Oh, Canada / Privacy?
I was reading this article on Slate about a billionaire and his “de-facto spouse”. I came across this paragraph (emphasis added):
In 2002, “Eric” and “Lola” put an end to their decade-long de facto union. (These are pseudonyms used by the media, because Canadian law forbids the publication of the couple’s real names to protect the privacy of their children.) Lola, a Latin American woman, met Eric, a world-famous billionaire, when she was only 17 and he was 32. Although she wanted to get married throughout their relationship, Eric, who claims like many Quebecois that he “doesn’t believe in marriage,” refused.
Now, speaking as someone who wrote a dissertation about statistical disclosure control, this is not good. Many authors often give examples of why you can’t release certain characteristics about an individual if you want to maintain privacy. Common examples include releasing occupation information for someone who has a very rare occupation (e.g. Senator, Prime Minister) or releasing salary information on someone who has a very large salary. Knowing this type of in formation severely limits to potential pool of people who could possibly be the target. Further, the more details you have about an individual the easier it is to identify that person (e.g. age, location, gender, birth date).
Here is the information from just that one paragraph on Slate (I should be clear here, I am not criticizing slate at all; If Canada really values privacy, they need to think a little bit harder than this though):
- “Eric” is a billionaire (a famous one, even).
- “Eric” was 32 in 1992. (This means he was born in 1959 or 1960 and is about 52 now.)
- “Eric” is from Quebec.
- “Eric” is a man.
- “Lola” is Latin American.
- “Lola” was 17 in 1992.
- “Lola” dated “Eric” for ten years.
- “Lola” is a woman.
I’m not going to do this right now, but
I bet I could you can figure out who “Eric” is in about 15 4 minutes (according to commenter Brandon) with nothing more than Google. (Here is a good place to start.)
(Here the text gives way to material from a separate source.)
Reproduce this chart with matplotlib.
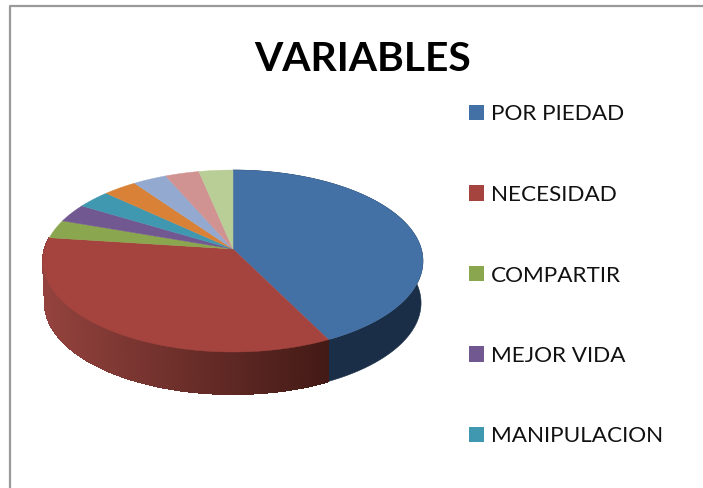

Canada, here are some articles you might be interested in:
- Anonymized” data really isn’t—and here’s why not
- Exposed: The erosion of privacy in the Internet era
- What Information is “Personally Identifiable”?
Posted on May 24, 2012, in Canada, Law, Privacy. Bookmark the permalink. 6 Comments.
Yes, it took me 4 minutes. Good times.
Well, for 4 minutes the privacy of the children was protected.
The dates and ages above are wrong.. Was this on purpose? “Eric” is quite a guy.
If you are a lawyer looking to sue me if I answer no, then my answer is yes. Really though, I misread it and made a stupid mistake. Thanks for catching that.
I am a lawyer but I am not looking to sue you. If you are not Canadian then you have no obligation to participate in their circus.
There are more clues in each of my posts.
So you think that the people who made this policy are clowns?